The World Health Organization on Friday classified the new B.1.1.529 coronavirus variant as a ‘variant of concern’ and gave it the name omicron.
The WHO held an urgent meeting in Geneva over the risks posed by the omicron variant, first discovered in South Africa.
It said the omicron variant appears to come with an increased risk of reinfection and likely has a growth advantage over other variants.
It asked countries to increase surveillance and sequencing efforts and to report findings.
The working committee called on people to stay vigilant against the virus.
“This variant has a large number of mutations, some of which are concerning,” it said.
Widely used PCR tests still appear to be able to detect omicron, meaning current diagnostics should work.
The variant has caused stock markets to plummet and led to a suspension of flights from southern African countries.
However, WHO spokesperson Christian Lindmeier urged countries against quickly imposing travel restrictions, saying officials should take a “risk-based and scientific approach.”
“At this point, implementing travel measures is being cautioned against,” Lindmeier said.
Concerns that this variant will ‘evade’ vaccines
Ahead of the meeting, the WHO’s Special Envoy on COVID-19, David Nabarro, told the BBC that, in his view, “it is appropriate to be concerned” about the new variant spreading in southern Africa.

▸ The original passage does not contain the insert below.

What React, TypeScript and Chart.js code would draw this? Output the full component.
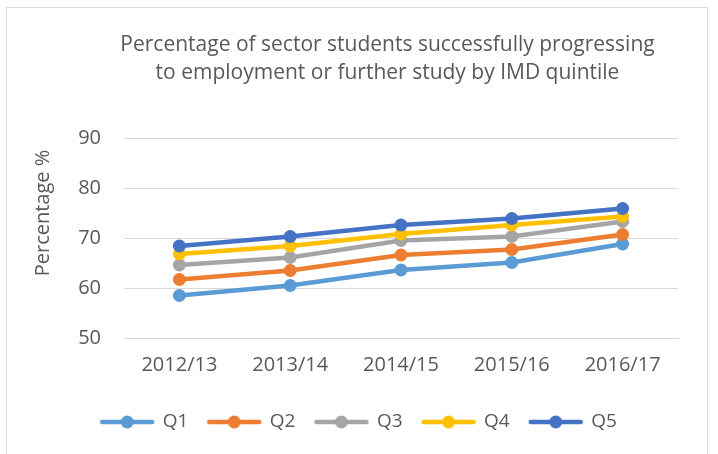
import React, { useEffect, useRef } from "react";
import { Chart, registerables } from "chart.js";

Chart.register(...registerables);

const categories = ["2012/13", "2013/14", "2014/15", "2015/16", "2016/17"];
const seriesNames = ["Q1", "Q2", "Q3", "Q4", "Q5"];
const q1 = [58.5, 60.5, 63.6, 65.1, 68.8];
const q2 = [61.7, 63.5, 66.6, 67.7, 70.7];
const q3 = [64.6, 66.1, 69.5, 70.3, 73.3];
const q4 = [66.8, 68.4, 70.8, 72.6, 74.3];
const q5 = [68.4, 70.3, 72.6, 73.9, 75.9];
const seriesColors = ["#5B9BD5", "#ED7D31", "#A5A5A5", "#FFC000", "#4472C4"];
const titleLines = [
  "Percentage of sector students successfully progressing",
  "to employment or further study by IMD quintile",
];
const yTitle = "Percentage %";

const FONT = "'Open Sans', sans-serif";
const TEXT = "#595959";

function makeLegendSymbol(color: string) {
  const c = document.createElement("canvas");
  c.width = 56;
  c.height = 14;
  const ctx = c.getContext("2d")!;
  ctx.strokeStyle = color;
  ctx.lineWidth = 4.5;
  ctx.lineCap = "round";
  ctx.beginPath();
  ctx.moveTo(3, 7);
  ctx.lineTo(53, 7);
  ctx.stroke();
  ctx.fillStyle = color;
  ctx.beginPath();
  ctx.arc(28, 7, 6.5, 0, Math.PI * 2);
  ctx.fill();
  return c;
}

const textPlugin = {
  id: "customText",
  afterDraw(chart: any) {
    const ctx = chart.ctx;
    ctx.save();
    ctx.fillStyle = TEXT;
    ctx.textAlign = "center";
    ctx.textBaseline = "middle";
    ctx.font = `21px ${FONT}`;
    ctx.fillText(titleLines[0], 387.5, 45);
    ctx.fillText(titleLines[1], 387.5, 73);
    ctx.translate(43, 213);
    ctx.rotate(-Math.PI / 2);
    ctx.font = `20px ${FONT}`;
    ctx.fillText(yTitle, 0, 0);
    ctx.restore();
  },
};

export default function App() {
  const ref = useRef<HTMLCanvasElement>(null);

  useEffect(() => {
    let chart: Chart | null = null;
    let cancelled = false;
    const build = () => {
      if (cancelled || !ref.current) return;
      const all = [q1, q2, q3, q4, q5];
      const symbols = seriesColors.map(makeLegendSymbol);
      chart = new Chart(ref.current, {
        type: "line",
        data: {
          labels: categories,
          datasets: all.map((d, i) => ({
            label: seriesNames[i],
            data: d,
            borderColor: seriesColors[i],
            backgroundColor: seriesColors[i],
            pointBackgroundColor: seriesColors[i],
            pointBorderColor: seriesColors[i],
            borderWidth: 4.5,
            pointRadius: 6.5,
            pointBorderWidth: 0,
            tension: 0,
            order: 5 - i,
          })),
        },
        options: {
          animation: false,
          responsive: false,
          devicePixelRatio: 1,
          layout: { padding: { left: 40, right: 40, top: 138, bottom: 12.5 } },
          scales: {
            x: {
              offset: true,
              grid: { display: false, drawTicks: false },
              border: { display: true, color: "#D9D9D9", width: 1 },
              ticks: { color: TEXT, font: { family: FONT, size: 20 }, padding: 15, maxRotation: 0 },
              afterFit: (s: any) => {
                s.height = 54.5;
              },
            },
            y: {
              min: 50,
              max: 90,
              grid: { color: "#D9D9D9", lineWidth: 1, drawTicks: false },
              border: { display: false },
              ticks: { stepSize: 10, color: TEXT, font: { family: FONT, size: 20 }, padding: 23 },
              afterFit: (s: any) => {
                s.width = 84;
              },
            },
          },
          plugins: {
            title: { display: false },
            tooltip: { enabled: false },
            legend: {
              position: "bottom",
              reverse: true,
              labels: {
                usePointStyle: true,
                pointStyleWidth: 52,
                boxHeight: 14,
                padding: 20,
                color: TEXT,
                font: { family: FONT, size: 19 },
                generateLabels: (ch: any) => {
                  const items = Chart.defaults.plugins.legend.labels.generateLabels(ch);
                  return items.map((it: any) => ({
                    ...it,
                    pointStyle: symbols[it.datasetIndex],
                    fontColor: TEXT,
                  }));
                },
              },
            },
          },
        },
        plugins: [textPlugin],
      } as any);
    };
    const fonts: any = (document as any).fonts;
    if (fonts && fonts.load) {
      Promise.all([fonts.load(`19px 'Open Sans'`), fonts.load(`21px 'Open Sans'`)])
        .catch(() => {})
        .then(build);
    } else build();
    return () => {
      cancelled = true;
      if (chart) chart.destroy();
    };
  }, []);

  return (
    <div style={{ position: "absolute", left: 0, top: 0, width: 718, height: 454, overflow: "hidden", background: "#fff" }}>
      <div
        style={{
          position: "absolute",
          left: 6,
          top: 7,
          width: 700,
          height: 470,
          border: "1px solid #D9D9D9",
        }}
      />
      <canvas ref={ref} width={718} height={454} style={{ position: "absolute", left: 0, top: 0, width: 718, height: 454 }} />
    </div>
  );
}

“I’ll tell you why — the virus looks like it will have greater capacity to evade the defenses that we’ve all built up as a result of the vaccinations we’ve received since the beginning of this year.”
What do we know about the variant?
South Africa’s National Institute for Communicable Diseases (NICD) confirmed that there had been 22 confirmed cases of the omicron variant.
Fewer than 100 full genome sequences of the variant are so far available according to the WHO’s COVID-19 technical lead, Maria Kerkhove.
She said it would take a few weeks to determine whether it should be identified as a “variant of interest” or a “variant of concern.”
“Everybody that’s out there needs to understand that the more this virus circulates, the more opportunities the virus has to change, the more mutations we will see,” Kerkhove said.
Currently only 6.6% of people on the African continent have been fully vaccinated. However, fears are also growing in areas with much higher vaccination rate.
How is travel impacted?
Countries across the globe are reacting to the new variant by shutting down travel from southern Africa.
Germany, the UK, Israel and Italy are among a number of countries who have suspended travel to the region, but South Africa believes they have acted too hastily.
Nevertheless, South African President Cyril Ramaphosa will convene the National Coronavirus Command Council on Sunday, a government statement said.
Decisions taken by the council shape the government’s stance on the pandemic.
In September, South Africa began easing lockdown restrictions, despite low vaccination rates.